:: Stored data ::
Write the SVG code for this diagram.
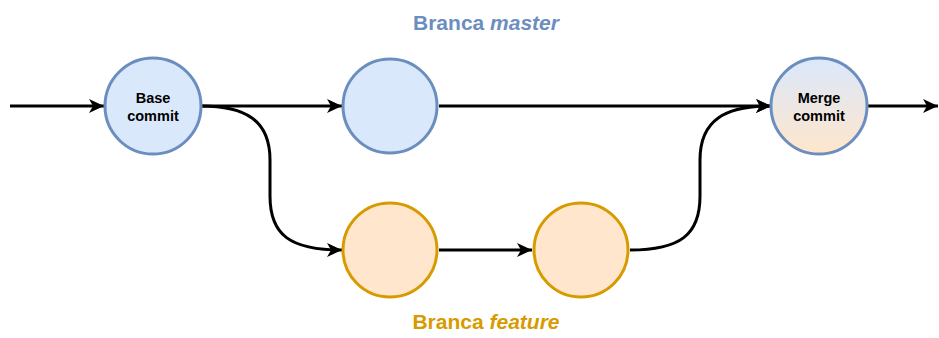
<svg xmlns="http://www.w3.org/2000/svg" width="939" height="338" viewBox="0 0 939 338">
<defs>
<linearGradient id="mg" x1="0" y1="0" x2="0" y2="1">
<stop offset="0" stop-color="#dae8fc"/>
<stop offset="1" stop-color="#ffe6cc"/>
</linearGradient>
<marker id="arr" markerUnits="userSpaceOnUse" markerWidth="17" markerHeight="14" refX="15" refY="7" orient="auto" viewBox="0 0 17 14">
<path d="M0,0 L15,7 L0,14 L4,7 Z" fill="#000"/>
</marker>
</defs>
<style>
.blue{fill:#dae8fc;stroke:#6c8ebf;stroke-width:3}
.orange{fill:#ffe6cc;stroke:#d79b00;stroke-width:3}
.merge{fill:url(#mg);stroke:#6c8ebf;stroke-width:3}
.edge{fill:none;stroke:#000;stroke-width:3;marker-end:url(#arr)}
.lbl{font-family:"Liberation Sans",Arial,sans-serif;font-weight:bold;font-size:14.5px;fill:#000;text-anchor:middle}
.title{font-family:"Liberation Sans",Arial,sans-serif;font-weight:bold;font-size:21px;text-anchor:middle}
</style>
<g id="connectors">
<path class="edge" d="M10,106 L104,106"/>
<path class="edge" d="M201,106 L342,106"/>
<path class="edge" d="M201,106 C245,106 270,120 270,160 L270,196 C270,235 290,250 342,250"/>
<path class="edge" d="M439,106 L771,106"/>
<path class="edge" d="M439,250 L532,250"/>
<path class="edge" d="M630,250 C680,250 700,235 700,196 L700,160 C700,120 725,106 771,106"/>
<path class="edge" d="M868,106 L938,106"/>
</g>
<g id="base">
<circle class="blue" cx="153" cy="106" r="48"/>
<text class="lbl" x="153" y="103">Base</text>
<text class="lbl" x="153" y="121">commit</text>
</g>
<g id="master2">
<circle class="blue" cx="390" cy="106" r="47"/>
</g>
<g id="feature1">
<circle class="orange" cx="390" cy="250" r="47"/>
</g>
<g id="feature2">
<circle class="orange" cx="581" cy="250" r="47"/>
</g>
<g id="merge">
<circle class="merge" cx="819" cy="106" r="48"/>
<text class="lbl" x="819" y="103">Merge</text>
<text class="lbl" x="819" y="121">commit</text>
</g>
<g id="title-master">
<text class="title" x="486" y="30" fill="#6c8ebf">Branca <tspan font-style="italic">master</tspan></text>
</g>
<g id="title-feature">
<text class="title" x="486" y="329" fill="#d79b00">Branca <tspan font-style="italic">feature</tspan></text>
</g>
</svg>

:: Exercise ::
Reproduce every line precisely as given, omitting all pictures.

:: Exercise answer ::
Write the SVG code for this diagram.
<svg xmlns="http://www.w3.org/2000/svg" width="939" height="338" viewBox="0 0 939 338">
<defs>
<linearGradient id="mg" x1="0" y1="0" x2="0" y2="1">
<stop offset="0" stop-color="#dae8fc"/>
<stop offset="1" stop-color="#ffe6cc"/>
</linearGradient>
<marker id="arr" markerUnits="userSpaceOnUse" markerWidth="17" markerHeight="14" refX="15" refY="7" orient="auto" viewBox="0 0 17 14">
<path d="M0,0 L15,7 L0,14 L4,7 Z" fill="#000"/>
</marker>
</defs>
<style>
.blue{fill:#dae8fc;stroke:#6c8ebf;stroke-width:3}
.orange{fill:#ffe6cc;stroke:#d79b00;stroke-width:3}
.merge{fill:url(#mg);stroke:#6c8ebf;stroke-width:3}
.edge{fill:none;stroke:#000;stroke-width:3;marker-end:url(#arr)}
.lbl{font-family:"Liberation Sans",Arial,sans-serif;font-weight:bold;font-size:14.5px;fill:#000;text-anchor:middle}
.title{font-family:"Liberation Sans",Arial,sans-serif;font-weight:bold;font-size:21px;text-anchor:middle}
</style>
<g id="connectors">
<path class="edge" d="M10,106 L104,106"/>
<path class="edge" d="M201,106 L342,106"/>
<path class="edge" d="M201,106 C245,106 270,120 270,160 L270,196 C270,235 290,250 342,250"/>
<path class="edge" d="M439,106 L771,106"/>
<path class="edge" d="M439,250 L532,250"/>
<path class="edge" d="M630,250 C680,250 700,235 700,196 L700,160 C700,120 725,106 771,106"/>
<path class="edge" d="M868,106 L938,106"/>
</g>
<g id="base">
<circle class="blue" cx="153" cy="106" r="48"/>
<text class="lbl" x="153" y="103">Base</text>
<text class="lbl" x="153" y="121">commit</text>
</g>
<g id="master2">
<circle class="blue" cx="390" cy="106" r="47"/>
</g>
<g id="feature1">
<circle class="orange" cx="390" cy="250" r="47"/>
</g>
<g id="feature2">
<circle class="orange" cx="581" cy="250" r="47"/>
</g>
<g id="merge">
<circle class="merge" cx="819" cy="106" r="48"/>
<text class="lbl" x="819" y="103">Merge</text>
<text class="lbl" x="819" y="121">commit</text>
</g>
<g id="title-master">
<text class="title" x="486" y="30" fill="#6c8ebf">Branca <tspan font-style="italic">master</tspan></text>
</g>
<g id="title-feature">
<text class="title" x="486" y="329" fill="#d79b00">Branca <tspan font-style="italic">feature</tspan></text>
</g>
</svg>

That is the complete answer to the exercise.